In U.S.A. f/u/b/o RMP Capital Corp. v. Turner Construction Co., et al., 2017 WL 244066 (11th Cir. 2017) (unpublished), the Court of Appeals for the Eleventh Circuit clarified a previously undecided area of law in holding that general contractors and its insurer sureties may recoup attorney’s fees under the Miller Act.

In the underlying case, Turner, the general contractor, contracted with the Department of Veterans Affairs to construct a portion of the Community Living Center in Orlando, Florida. Pursuant to the Miller Act, Turner obtained a payment bond from several sureties. Inevitably, a dispute arose between Turner and a subcontractor regarding allegedly deficient work, and Turner did not pay the subcontractor the full contract amount. The subcontractor later assigned its accounts receivable to RMP, who brought suit against Turner and its sureties under the Miller Act. RMP determined on the first day of trial that it would drop its Miller Act claims, which prompted Turner and the sureties to move for attorney’s fees, based on the subcontractor’s contract. The district court denied the motion, finding that while Eleventh Circuit precedent supports an award for attorney’s fees for subcontractors, it does not afford the same to general contractors. Turner and the sureties appealed.

The circuit court reversed the district court, and clarified that while the Miller Act does not mention attorney’s fees, Eleventh Circuit precedent dictates that “attorney’s fees are a recoverable item under [a] Miller Act bond” when provided for in a contract. This includes attorney’s fees for both subcontractors and general contractors. The holding brings the Eleventh Circuit in line with several other circuits, including the 1st, 4th, 5th, 8th and 9th. In making its determination, the court relied on the American Rule, which states that each litigant pays his own attorney’s fees, win or lose, unless a statute or contract provides otherwise. Of course, while federal law may govern the availability of attorney’s fees in Miller Act cases, state law governs the interpretation of a contract provision allowing for attorneys’ fees.
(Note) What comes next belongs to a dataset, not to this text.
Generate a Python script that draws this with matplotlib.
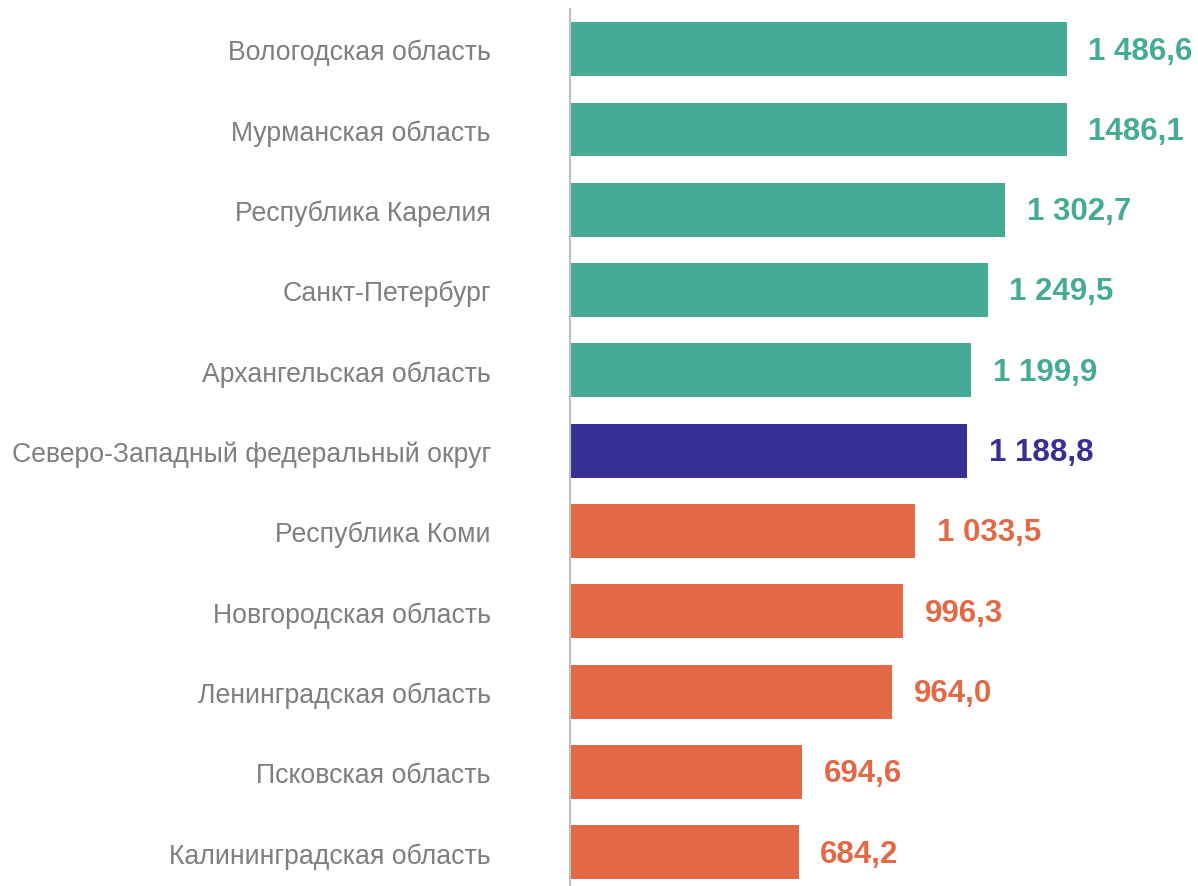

See U.S. ex rel. W.W. Gay Mech. Contractor, Inc. v. Walbridge Aldinger Co., 543 Fed. App’x. 937 (11th Cir. Nov. 1, 2013).

The opinion reminds every construction professional and attorney for both subcontractors and general contractors to: (1) practice careful contract drafting; and (2) always read the contract before seeking legal action. Courts have repeatedly upheld contractual provisions, and parties should be well-aware of the terms of the agreement not only during the project, but also when pursuing legal action. For RMP, the cost of this litigation is not limited to the $240,000.00 that went unpaid by Turner, but may also include an additional $47,580.91 in attorney’s fees for bringing suit in the first place.